Fisher goes on to reference John Maynard Keynes on the subject of extrapolative expectations which is commonly used as a basis for asset pricing. Referring to it as the “conventional valuation” in his book The General Theory of Employment, Interest and Money, Keynes said this reflects investors’ assumptions “that the existing state of affairs will continue indefinitely, except in so far as we have specific reasons to expect a change.” Connecting those dots, Fisher states that “forward guidance is the process through which the Fed – through its more explicit influence on the expected rate of interest – becomes the much more explicit owner of the “conventional valuation” of asset prices… the Fed now has a heightened responsibility and sensitivity to asset pricing.

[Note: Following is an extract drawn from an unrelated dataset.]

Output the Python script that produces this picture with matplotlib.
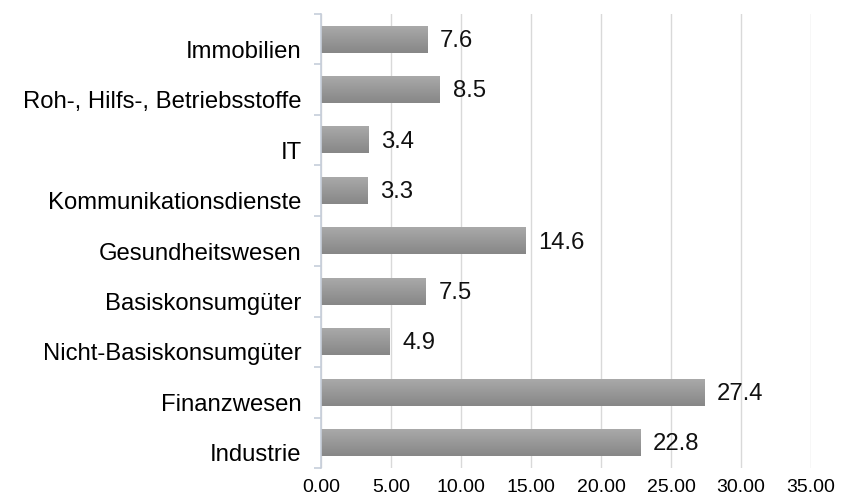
import numpy as np
import matplotlib.pyplot as plt
from matplotlib.colors import LinearSegmentedColormap
from matplotlib.transforms import ScaledTranslation

categories = ["Industrie", "Finanzwesen", "Nicht-Basiskonsumgüter", "Basiskonsumgüter",
              "Gesundheitswesen", "Kommunikationsdienste", "IT",
              "Roh-, Hilfs-, Betriebsstoffe", "Immobilien"]
values = [22.8, 27.4, 4.9, 7.5, 14.6, 3.3, 3.4, 8.5, 7.6]
xticks = [0, 5, 10, 15, 20, 25, 30, 35]

plt.rcParams['font.family'] = ['Liberation Sans', 'DejaVu Sans']

fig = plt.figure(figsize=(8.54, 5.0), dpi=100)
ax = fig.add_axes([321 / 854, 32 / 500, 490 / 854, 454 / 500])

y = np.arange(len(categories))
bar_h = 0.53
grad = LinearSegmentedColormap.from_list("g", ["#a9a9a9", "#878787"])
gimg = np.linspace(0, 1, 50).reshape(-1, 1)

bars = ax.barh(y, values, height=bar_h, color="none", zorder=2)
for b in bars:
    x0, y0 = b.get_x(), b.get_y()
    w, h = b.get_width(), b.get_height()
    ax.imshow(gimg, cmap=grad, aspect="auto", zorder=2,
              extent=[x0, x0 + w, y0, y0 + h], origin="upper")

for yi, v in zip(y, values):
    ax.text(v + 0.9, yi - 0.03, f"{v:.1f}", va="center", ha="left", fontsize=17.2, color="#111111")

ax.set_xlim(0, 35)
ax.set_ylim(-0.5, len(categories) - 0.5)
ax.set_xticks(xticks)
ax.set_xticklabels([f"{t:.2f}" for t in xticks], fontsize=14)
ax.set_yticks(y)
ax.set_yticklabels(categories, fontsize=17.2)
ax.set_yticks(np.arange(-0.5, len(categories), 1), minor=True)
ax.tick_params(axis="y", which="major", length=0, pad=14)
ax.tick_params(axis="y", which="minor", length=5, color="#c6ceda", width=1.2)
ax.tick_params(axis="x", length=0, pad=8)

# category labels sit a bit below the bar centres
shift = ScaledTranslation(0, -0.10, fig.dpi_scale_trans)
for lab in ax.get_yticklabels():
    lab.set_transform(lab.get_transform() + shift)

ax.grid(axis="x", color="#d9d9d9", linewidth=1, zorder=0)
ax.set_axisbelow(True)
for s in ["top", "right", "bottom"]:
    ax.spines[s].set_visible(False)
ax.spines["left"].set_color("#c6ceda")
ax.spines["left"].set_linewidth(1.2)

fig.savefig("out.png", dpi=100)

That conclusion is critically important and clarifies the behavior we see coming out of the Eccles Building. In becoming the “explicit owner” of valuations in the stock market, the Fed now must adhere to a pattern of decisions and actions that will ultimately support the prices of risky assets under all circumstances. Far from rigorous scrutiny of doubts and assumptions, the Fed fails in every way to apply the scientific method of analyzing their actions before and after they take them. So desperate are they to manage the expectations of the public, their current posture leaves no latitude for uncertainty. As Fisher further points out, the last time we saw evidence of a similar stance was in 2007 when the Fed rejected the possibility of a nation-wide decline in house prices.

Summary

Fisher fittingly sums up by restating the point he made at the beginning:

“…the Fed and other central banks appear to have avoided being candid about the uncertainty (of extraordinary monetary policies) in order to maintain their credibility. But this is backwards. They cannot regain their credibility unless they are candid about the uncertainty and how they confront it.”

The power of Fisher’s perspectives is in his candor. Now at a time when the Fed is proving him correct on every count, it is worthwhile to refresh our memories. We would encourage investors to read the transcript in full. Given the clarity of the insights he shares, summarized here, their importance cannot be overstated.